The study received press coverage from a number of outlets within the first 24 hours, including a story in Newsweek titled, "Even Light Drinking Increases Your Risk of Cancer, Doctors Warn." The Newsweek article began with the light-hearted warning, "Happy hour just got a little bit sad with news that any alcohol (yes, that includes the glass of wine at dinner) is linked with increased cancer risk."
A New York Times article on this issue quoted Dr. Noelle LoConte, an associate professor at the University of Wisconsin-Madison and the lead author of the ASCO statement, who said, "The message is not, 'Don't drink.' It's, 'If you want to reduce your cancer risk, drink less. And if you don't drink, don't start." Dr. LoConte did point out that the ASCO warning is different than their stance on cigarettes, "It's different than tobacco where we say, 'Never smoke. Don't start.' This is a little more subtle."
The ASCO conducted a National Cancer Opinion Survey earlier this year which showed that 70% of Americans were unaware that there was a link between drinking alcohol and cancer. The ASCO release points out that alcohol usage, whether light, moderate, or heavy, is linked with increasing the risk of several leading cancers, including those of the breast, colon, esophagus, and head and neck.
In the release ASCO president Bruce Johnson, MD, stated, "People typically don't associate drinking beer, wine, and hard liquor with increasing their risk of developing cancer in their lifetimes." He continued, "However, the link between increased alcohol consumption and cancer has been firmly established and gives the medical community guidance on how to help their patients reduce their risk of cancer."
The ASCO paper reported that, in reviewing evidence from multiple studies, there is a conclusive link between alcohol use and several cancers, including cancer of the oral cavity, pharynx, larynx, esophagus, breast, and liver. Heavier drinking has been associated with lung cancer, pancreatic cancer and gastric cancer.
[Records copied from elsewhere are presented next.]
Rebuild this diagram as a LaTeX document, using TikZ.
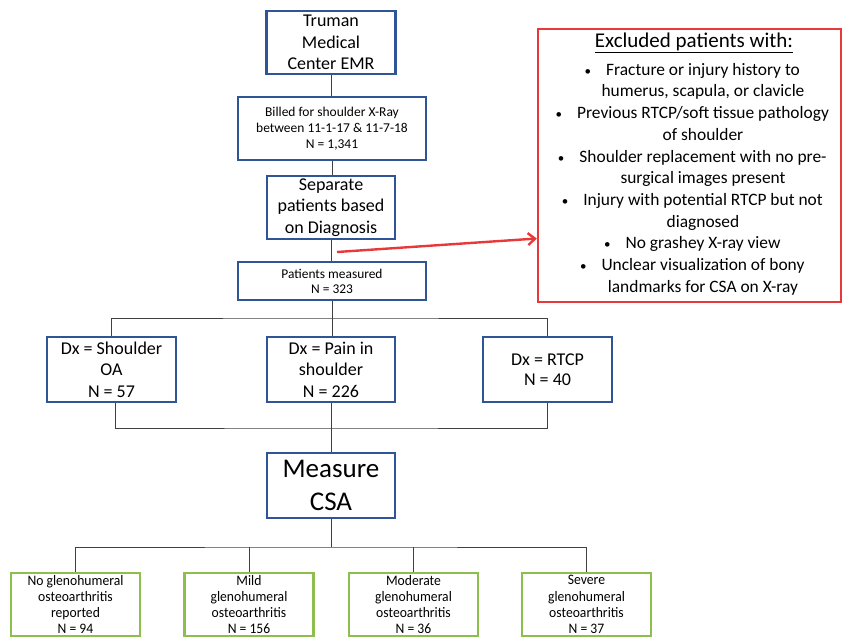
\documentclass[tikz,border=0pt]{standalone}
\usepackage{fontspec}
\setmainfont{Carlito}
\newfontfamily\NarrowFont[FakeStretch=0.94]{Carlito}
\usetikzlibrary{arrows.meta,positioning,calc}
\definecolor{BoxBlue}{HTML}{2F5597}
\definecolor{BoxGreen}{HTML}{8DBF4E}
\definecolor{ExRed}{HTML}{E8393A}
\definecolor{WireInk}{HTML}{404040}
\newcommand{\Bul}{\llap{{\fontsize{13}{0}\selectfont\textbullet}\hskip 15pt}}
\newcommand{\FSize}[2]{\fontsize{#1}{#2}\selectfont}
\tikzset{
  BlueBox/.style={draw=BoxBlue,line width=2.6pt,fill=white,align=center,inner sep=0pt},
  GreenBox/.style={draw=BoxGreen,line width=2.6pt,fill=white,align=center,inner sep=0pt,
    minimum width=129pt,minimum height=63pt,font=\NarrowFont\FSize{14.5}{16.3}},
  Wire/.style={draw=WireInk,line width=1pt},
  ExArrow/.style={draw=ExRed,line width=2.4pt,-{Straight Barb[length=7pt,width=12pt]}}
}

\begin{document}
\begin{tikzpicture}[x=1pt,y=-1pt]
\useasboundingbox (0,0) rectangle (843,637);
% main column
\node[BlueBox,minimum width=129pt,minimum height=63pt,font=\FSize{18}{21.7}] (emr) at (331,42.5) {Truman\\Medical\\Center EMR};
\node[BlueBox,minimum width=188pt,minimum height=63pt,font=\FSize{13.5}{16}] (billed) at (332,128.5) {Billed for shoulder X-Ray\\between 11-1-17 \& 11-7-18\\N = 1,341};
\node[BlueBox,minimum width=128pt,minimum height=63pt,font=\FSize{18}{21.7}] (sep) at (331,207.5) {Separate\\patients based\\on Diagnosis};
\node[BlueBox,minimum width=188pt,minimum height=38pt,font=\FSize{13.4}{15}] (pm) at (332,281) {Patients measured\\N = 323};
% diagnosis row
\node[BlueBox,minimum width=129pt,minimum height=65pt,font=\FSize{18}{21.5}] (oa) at (111.5,369.5) {Dx = Shoulder\\OA\\N = 57};
\node[BlueBox,minimum width=128pt,minimum height=65pt,font=\FSize{18}{21.5}] (pain) at (331,369.5) {Dx = Pain in\\shoulder\\N = 226};
\node[BlueBox,minimum width=129pt,minimum height=65pt,font=\FSize{18}{20}] (rtcp) at (547.5,369.5) {Dx = RTCP\\N = 40};
\node[BlueBox,minimum width=128pt,minimum height=65pt,font=\FSize{27}{33}] (csa) at (331,485.5) {Measure\\CSA};
% grades
\foreach \n/\x/\txt in {1/75.5/{No glenohumeral\\osteoarthritis\\reported\\N = 94},
  2/249/{Mild\\glenohumeral\\osteoarthritis\\N = 156},
  3/413.5/{Moderate\\glenohumeral\\osteoarthritis\\N = 36},
  4/586.5/{Severe\\glenohumeral\\osteoarthritis\\N = 37}}
  \node[GreenBox] (g\n) at (\x,604.5) {\txt};
% exclusions
\node[draw=ExRed,line width=2.4pt,minimum width=303pt,minimum height=273pt,inner sep=0pt] (excl) at (689.5,165.5) {};
\node[align=center,inner sep=0pt,font=\FSize{17.4}{21.7}] (exclText) at (703,164) {%
  \hspace*{-18pt}{\FSize{21}{25}\underline{Excluded patients with:}}\\[6pt]
  \Bul Fracture or injury history to\\
  humerus, scapula, or clavicle\\
  \Bul Previous RTCP/soft tissue pathology\\
  of shoulder\\
  \Bul Shoulder replacement with no pre-\\
  surgical images present\\
  \Bul Injury with potential RTCP but not\\
  diagnosed\\
  \Bul No grashey X-ray view\\
  \Bul Unclear visualization of bony\\
  landmarks for CSA on X-ray};
% connectors
\coordinate (TopBus) at (332,318);
\coordinate (LowBus) at (331,428);
\coordinate (GradeBus) at (331,547);
\coordinate (ArrowTail) at (337,252);
\draw[Wire] (emr.south) -- (emr.south |- billed.north);
\draw[Wire] (billed.south) -- (billed.south |- sep.north);
\draw[Wire] (sep.south) -- (sep.south |- pm.north);
\draw[Wire] (pm.south) -- (pm.south |- pain.north);
\draw[Wire] (oa.north) |- (TopBus) -| (rtcp.north);
\draw[Wire] ([xshift=4pt]oa.south) |- (LowBus) -| (rtcp.south);
\draw[Wire] (pain.south) -- (pain.south |- csa.north);
\draw[Wire] (csa.south) -- (GradeBus);
\draw[Wire] (g1.north) |- (GradeBus) -| (g4.north);
\draw[Wire] (g2.north) -- (g2.north |- GradeBus);
\draw[Wire] (g3.north) -- (g3.north |- GradeBus);
\draw[ExArrow] (ArrowTail) -- ([yshift=-73pt]excl.west);
\end{tikzpicture}
\end{document}
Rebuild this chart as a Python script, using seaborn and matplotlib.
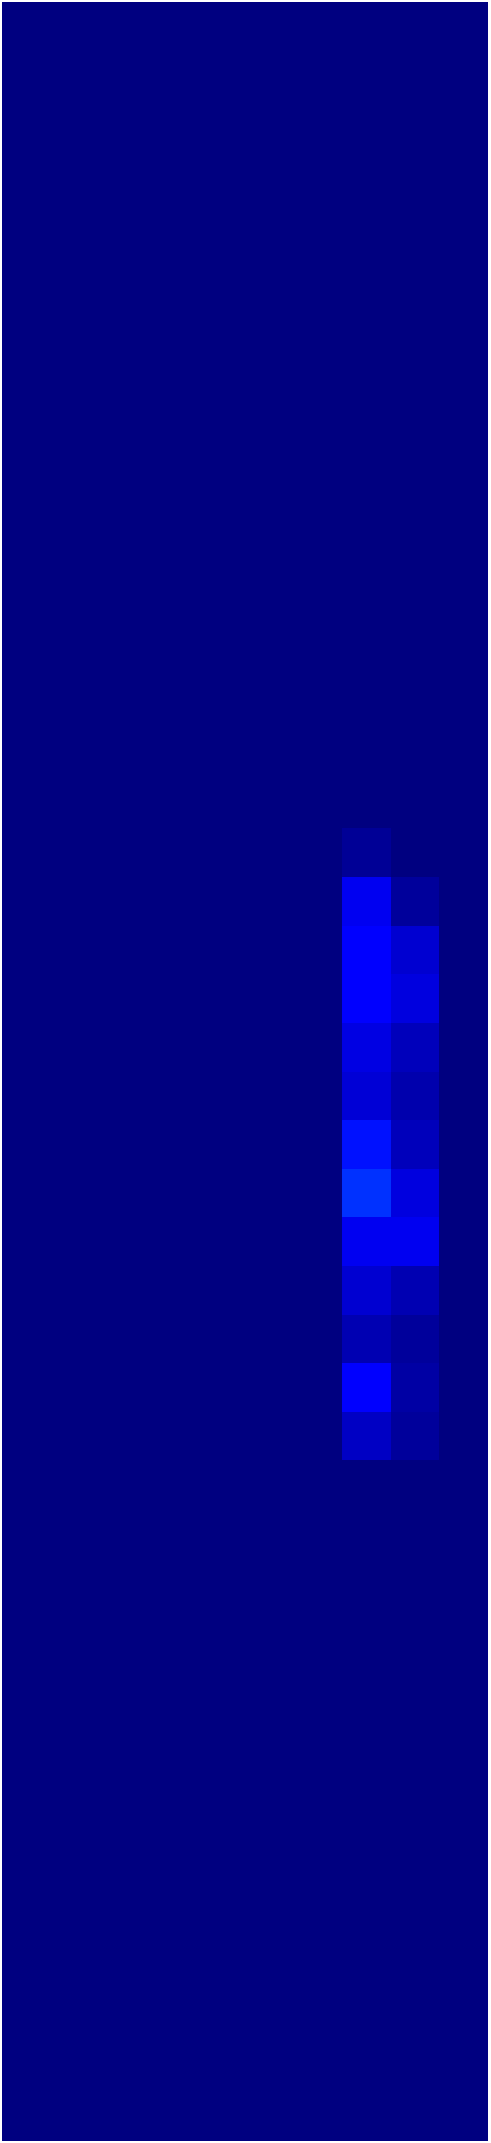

Dr. LaConte summed up the ASCO position by noting, "ASCO joins a growing number of cancer care and public health organizations in recognizing that even moderate alcohol use can cause cancer. The good news is that, just like people wear sunscreen to limit their risk of skin cancer, limiting alcohol intake is one more thing people can do to reduce their overall risk of developing cancer."
The Newsweek article did offer a silver lining, although difficult, to those who enjoy regular drinking. They noted that those who drink can reduce their risk for cancer to equal those who have never drank alcohol if they stop drinking completely for a period of 20 years.